Ibarot yg sama DISINI
Kasus ini berangkat dari masalah kewajiban membayar kaffaroh adalah jika suami sebagai pelaku ifsad (perusak puasanya), lalu Syaikh Al-Bajuri menampilkan contoh pengecualian ketika suami bukan sebagai pelaku ifsad (mufsid) sebagaimana ibarot diatas. Sebab dalam ibarot itu yang menjadi pelaku adalah si istri dan suami (tentunya) tidak ada unsur ke sengajaan atau kemauan, makanya di illati dengan لعدم الفعل منه. Berbeda jika suami ada unsur kesengajaan atau kemauan maka tetap wajib membayar kaffaroh.

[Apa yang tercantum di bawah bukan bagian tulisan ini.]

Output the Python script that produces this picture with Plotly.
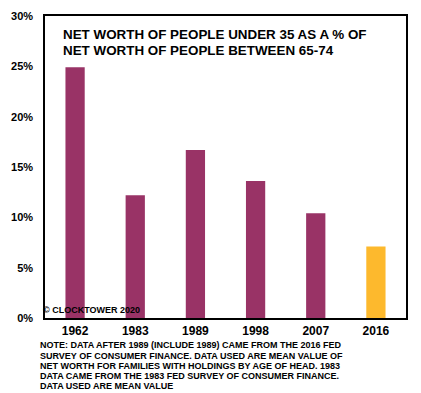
import plotly.graph_objects as go

years = ["1962", "1983", "1989", "1998", "2007", "2016"]
values = [24.9, 12.2, 16.7, 13.6, 10.4, 7.1]
colors = ["#993366", "#993366", "#993366", "#993366", "#993366", "#FDB92D"]
title_lines = ["NET WORTH OF PEOPLE UNDER 35 AS A % OF", "NET WORTH OF PEOPLE BETWEEN 65-74"]
note_lines = [
    "NOTE: DATA AFTER 1989 (INCLUDE 1989) CAME FROM THE 2016 FED",
    "SURVEY OF CONSUMER FINANCE. DATA USED ARE MEAN VALUE OF",
    "NET WORTH FOR FAMILIES WITH HOLDINGS BY AGE OF HEAD. 1983",
    "DATA CAME FROM THE 1983 FED SURVEY OF CONSUMER FINANCE.",
    "DATA USED ARE MEAN VALUE",
]
copyright_text = "© CLOCKTOWER 2020"
yticks = [0, 5, 10, 15, 20, 25, 30]

FONT = "Liberation Sans, Arial, sans-serif"

fig = go.Figure(go.Bar(
    x=years, y=values, marker=dict(color=colors, line=dict(width=0)),
    width=0.32,
))

fig.update_layout(
    width=421, height=393,
    margin=dict(l=45, r=15, t=10, b=75),
    plot_bgcolor="white", paper_bgcolor="white",
    showlegend=False,
    font=dict(family=FONT, color="black"),
    xaxis=dict(showline=True, linecolor="black", linewidth=1.5, mirror=True,
               ticks="", tickfont=dict(size=12, family=FONT, weight="bold"),
               showgrid=False, ticklabelstandoff=1),
    yaxis=dict(range=[0, 30], tickvals=yticks, ticktext=[f"{v}%" for v in yticks],
               showline=True, linecolor="black", linewidth=1.5, mirror=True,
               ticks="", showgrid=False, zeroline=False, ticklabelstandoff=8,
               tickfont=dict(size=11, family=FONT, weight="bold")),
)

anns = []
for i, t in enumerate(title_lines):
    anns.append(dict(text=t, xref="paper", yref="paper", x=(61-45)/361, y=1-(29+16*i-10)/308,
                     xanchor="left", yanchor="middle", showarrow=False,
                     font=dict(size=13.4, family=FONT, weight="bold")))
for i, t in enumerate(note_lines):
    anns.append(dict(text=t, xref="paper", yref="paper", x=(38-45)/361, y=-(346+10.3*i-318)/308,
                     xanchor="left", yanchor="middle", showarrow=False,
                     font=dict(size=9, family=FONT, weight="bold")))
anns.append(dict(text=copyright_text, xref="paper", yref="paper", x=(41-45)/361, y=(318-310)/308,
                 xanchor="left", yanchor="middle", showarrow=False,
                 font=dict(size=9, family=FONT, weight="bold")))
fig.update_layout(annotations=anns)

fig.write_html("out.html", config={"displayModeBar": False},
               post_script="document.body.style.margin='0';document.body.style.overflow='hidden';")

Sebagaimana ini juga diperjelas oleh Syaikh Khotib As-Syirbini menuqil dari komentar Syaikh Marshifi atas Syarah Manhajut Thullab. Berikut ibarotnya
حاشية الشربيني على البهجة الوردية ج ٢ صحـ ٢٢٩
وخرج بإضافة الإفساد إليه ما لو علت عليه المرأة فلا كفارة وإن أنزل؛ لأنه وإن فسد صومه لكن لا بإفساده اهـ. ق ل وشيخنا ذ
Dikecualikan dari penyandaran rusaknya puasa kepada suami yaitu ketika istri menaiki (memasukkan dzakar suami ke vagina) suami dari atas maka tidak ada kaffaroh atas suami walaupun ia sampai keluar mani sebab walaupun puasa suami rusak tapi (rusaknya) bukan disebabkan olehnya...
Lalu beliau menampilkan nukilan dari Syaikh Marshifi
ومحله ما لم يتمكن من دفعها ولم يدفعها وإلا لزمته الكفارة أيضا اهـ. مرصفي على المنهج
Makna Pesantren
Tidak wajib membayar kaffaroh bagi suami (sebagaimana keterangan diatas) itu apabila si suami tidak memungkinkan untuk menolaknya dan ia tidak menolak. Jika tidak demikian (artinya suami memungkinkan untuk menolak tapi tidak menolak) maka si suami wajib membayar kaffaroh.
Sebenarnya mau saya perpanjang dengan ibarot2 yang lain, namun saya kira sudah cukup jelas dari ibarot diatas bahwa postingan sebagaimana dalam gambar adalah salah dan keliru dalam memahami ibarot Bajuri.
Kesimpulan kesalahan dari postingan dalam gambar adalah
Ia memahami ibarot Bajuri hanya dengan posisi (istri diatas), padahal titik wajibnya kaffaroh bukan masalah posisi tapi apakah suami berstatus sebagai pelaku atau tidak. Artinya meskipun suami dibawah tetap bisa menjadi pelaku jika ia memungkinkan untuk menolak tapi tidak menolak.